How to get rid of some characters from string? .replace() doesn't work

410 views Asked by At

I need to get rid of polish characters from string I got from xml file. I use .replace() but in this case it doesn't work. Why? The code:

# -*- coding: utf-8
from prestapyt import PrestaShopWebService
from xml.etree import ElementTree

prestashop = PrestaShopWebService('http://localhost/prestashop/api', 
                              'key')
prestashop.debug = True

name = ElementTree.tostring(prestashop.search('products', options=
{'display': '[name]', 'filter[id]': '[2]'}), encoding='cp852',  
method='text')

print name
print name.replace('ł', 'l')

Output:

Naturalne mydło odświeżające
Naturalne mydło odświeżające

But when I try to replace non polish character it works fine.

print name
print name.replace('a', 'o')

Result:

Naturalne mydło odświeżające
Noturolne mydło odświeżojące

This also work's fine:

name = "Naturalne mydło odświeżające"
print name.replace('ł', 'l')

Any advise?

2

There are 2 answers

1
Mark Tolonen On BEST ANSWER

You are mixing encodings with your byte strings. Here's a short working example reproducing the issue. I assume you are running in a Windows console that defaults to an encoding of cp852:

#!python2
# coding: utf-8
from xml.etree import ElementTree as et
name_element = et.Element('data')
name_element.text = u'Naturalne mydło odświeżające'
name = et.tostring(name_element,encoding='cp852', method='text')
print name
print name.replace('ł', 'l')

Output (no replacement):

Naturalne mydło odświeżające
Naturalne mydło odświeżające

The reason is, the name string was encoded in cp852 but the byte string constant 'ł' is encoded in the source code encoding of utf-8.

print repr(name)
print repr('ł')

Output:

'Naturalne myd\x88o od\x98wie\xbeaj\xa5ce'
'\xc5\x82'

The best solution is to use Unicode strings:

#!python2
# coding: utf-8
from xml.etree import ElementTree as et
name_element = et.Element('data')
name_element.text = u'Naturalne mydło odświeżające'
name = et.tostring(name_element,encoding='cp852', method='text').decode('cp852')
print name
print name.replace(u'ł', u'l')
print repr(name)
print repr(u'ł')

Output (replacement was made):

Naturalne mydło odświeżające
Naturalne mydlo odświeżające
u'Naturalne myd\u0142o od\u015bwie\u017caj\u0105ce'
u'\u0142'

Note that Python 3's et.tostring has a Unicode option, and string constants are Unicode by default.

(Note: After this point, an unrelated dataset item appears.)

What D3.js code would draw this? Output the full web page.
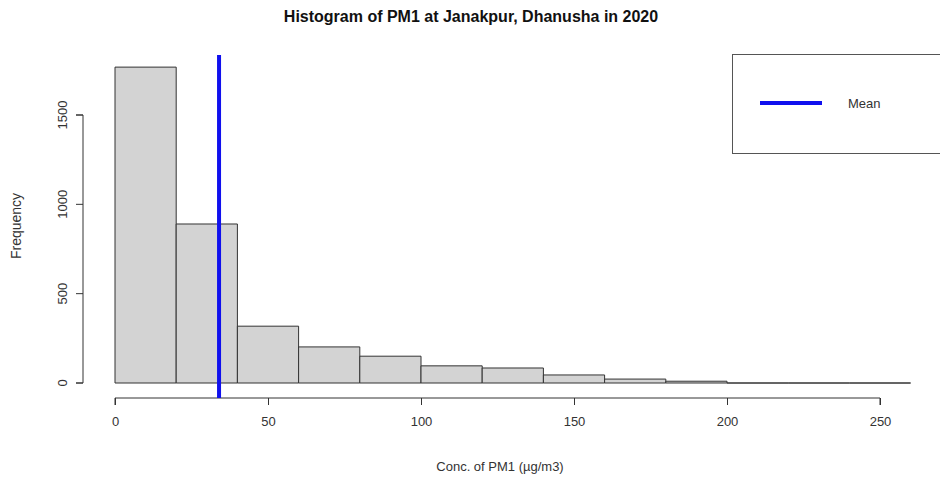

The repr() version of the string is more readable as well, but ascii() implements the old behavior. You'll also find that Python 3.6 will print Polish even to consoles not using a Polish code page, so maybe you wouldn't need to replace the characters at all.

#!python3
# coding: utf-8
from xml.etree import ElementTree as et
name_element = et.Element('data')
name_element.text = 'Naturalne mydło odświeżające'
name = et.tostring(name_element,encoding='unicode', method='text')
print(name)
print(name.replace('ł','l'))
print(repr(name),repr('ł'))
print(ascii(name),ascii('ł'))

Output:

Naturalne mydło odświeżające
Naturalne mydlo odświeżające
'Naturalne mydło odświeżające' 'ł'
'Naturalne myd\u0142o od\u015bwie\u017caj\u0105ce' '\u0142'
1
Eric Duminil On

If I understand your problem correctly, you can use unidecode:

>>> from unidecode import unidecode
>>> unidecode("Naturalne mydło odświeżające")
'Naturalne mydlo odswiezajace'

You might have to decode your cp852 encoded string with name.decode('utf_8') first.